As an example, we worked for a couple with slender investable resources who had purchased an Oregon coast beach lot back in the 1970s, when property at the coast cost almost nothing. Despite our aging clients’ desire to keep the lot for “family,” we were able to convince them that once its value reached several hundred thousand dollars, it might be more important to liquidate that asset before they required care.
This would, in effect release the couple’s sons and daughters from potential liability for their care. That perspective on the issue encouraged the clients to discuss the sale with their children, who weren’t at all inclined to use the lot — ever!
Client and Family Engagement
Discuss with your client and if possible other family members these steps:
- Identify passwords, accounts and services that the affected person uses frequently. These could include banks, credit cards, brokerage accounts, and even subscriptions and social media. Maintain this list where it can be retrieved by the family if necessary.
- Make sure family members know your client’s lawyer, accountant, and other providers, so contact can be initiated if necessary.
- In one extreme situation, we networked our way to the affected client’s doctor to ask for help; that took days when it shouldn’t have. Some member of your client’s family should be on speaking terms with your client’s doctor, even if you are not!
- Be prepared to find professional care. Resources can include your family doctor, estate planning lawyer or online searches. We like this site.
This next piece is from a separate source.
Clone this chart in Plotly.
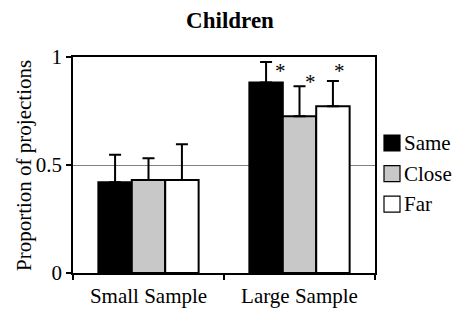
import plotly.graph_objects as go

categories = ["Small Sample", "Large Sample"]
series_names = ["Same", "Close", "Far"]
values = {
    "Same": [0.42, 0.882],
    "Close": [0.431, 0.726],
    "Far": [0.431, 0.772],
}
errors = {
    "Same": [0.128, 0.095],
    "Close": [0.10, 0.139],
    "Far": [0.165, 0.117],
}
colors = {"Same": "#000000", "Close": "#c8c8c8", "Far": "#ffffff"}
y_title = "Proportion of projections"
# significance markers on the Large Sample bars (pixel offsets relative to the error top)
star_series = ["Same", "Close", "Far"]
star_xshift = [-19, 11, 40]
star_yshift = [-9, 4, 10]

FONT = "Liberation Serif"
W, H = 455, 309
ML, MR, MT, MB = 73, 80, 57, 36
PW, PH = W - ML - MR, H - MT - MB


def px_to_paper(px, py):
    return (px - ML) / PW, (H - MB - py) / PH


fig = go.Figure()
for name in series_names:
    fig.add_trace(go.Bar(
        x=categories, y=values[name], name=name,
        marker=dict(color=colors[name], line=dict(color="black", width=2)),
        error_y=dict(type="data", array=errors[name], arrayminus=[0, 0],
                     symmetric=False, color="black", thickness=2, width=6),
        showlegend=False,
    ))

for name, dx, dy in zip(star_series, star_xshift, star_yshift):
    top = values[name][1] + errors[name][1]
    fig.add_annotation(x="Large Sample", y=top, text="*", showarrow=False,
                       xshift=dx, yshift=dy, yanchor="middle",
                       font=dict(family=FONT, size=21, color="black"))

# legend (drawn manually so the swatch/label spacing matches)
LEG_X, LEG_Y0, LEG_STEP, SW = 384, 143, 30.6, 16
for i, name in enumerate(series_names):
    cy = LEG_Y0 + i * LEG_STEP
    x0, y0 = px_to_paper(LEG_X, cy + SW / 2)
    x1, y1 = px_to_paper(LEG_X + SW, cy - SW / 2)
    fig.add_shape(type="rect", xref="paper", yref="paper", x0=x0, x1=x1, y0=y0, y1=y1,
                  fillcolor=colors[name], line=dict(color="black", width=1.2))
    tx, ty = px_to_paper(LEG_X + SW + 2, cy)
    fig.add_annotation(xref="paper", yref="paper", x=tx, y=ty, text=name, showarrow=False,
                       xanchor="left", yanchor="middle",
                       font=dict(family=FONT, size=21, color="black"))

# y-axis title placed close to the tick labels
tx, ty = px_to_paper(24, 166)
fig.add_annotation(xref="paper", yref="paper", x=tx, y=ty, text=y_title, showarrow=False,
                   textangle=-90, xanchor="center", yanchor="middle",
                   font=dict(family=FONT, size=21, color="black"))

fig.update_layout(
    width=W, height=H,
    margin=dict(l=ML, r=MR, t=MT, b=MB, autoexpand=False),
    paper_bgcolor="white", plot_bgcolor="white",
    barmode="group", bargap=0.336, bargroupgap=0,
    font=dict(family=FONT, size=21, color="black"),
    title=dict(text="<b>Children</b>", x=0.5055, xanchor="center", y=0.935, yanchor="middle",
               font=dict(family=FONT, size=23, color="black")),
    showlegend=False,
)
fig.update_xaxes(
    showline=True, linecolor="black", linewidth=1.5, mirror=True,
    ticks="outside", tickson="boundaries", ticklen=5, tickcolor="black", tickwidth=1.5,
    ticklabelstandoff=3,
    showgrid=False, tickfont=dict(family=FONT, size=21, color="black"),
)
fig.update_yaxes(
    range=[0, 1], tickvals=[0, 0.5, 1], ticktext=["0", "0.5", "1"],
    showline=True, linecolor="black", linewidth=1.5, mirror=True,
    ticks="outside", ticklen=5, tickcolor="black", tickwidth=1.5,
    showgrid=True, gridcolor="#808080", gridwidth=1,
    zeroline=False,
    tickfont=dict(family=FONT, size=21, color="black"),
)

# remove the default page margin so the 455x309 figure fills the window exactly
fig.write_html("out.html", config={"displayModeBar": False},
               post_script="document.body.style.margin='0';document.body.style.overflow='hidden';")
- The Big One: the power of attorney. Ideally before the first signs of mental incapacity, the advisor already knows who holds power of attorney. If no one does, suggest a trip to the lawyer. If the client wants to avoid the cost of a lawyer, most custodians offer a power of attorney form. Be clear about what powers the POA actually grants and which types of accounts it covers and help your client understand these provisions. Maybe one in five POA’s “work” the way the client expects them to work. Most custodian forms cannot accommodate sophisticated provisions. Remember that if you install a POA on a joint account at a custodian, and one of the accountholders dies, the POA may need to be renewed for the remaining client. The existence of a POA is an opportunity to educate your client and generate trust with the family.
As clients live longer, advisors will be facing these challenges more frequently. It doesn’t pay to be tentative about the matter; on the contrary, preparation will be appreciated.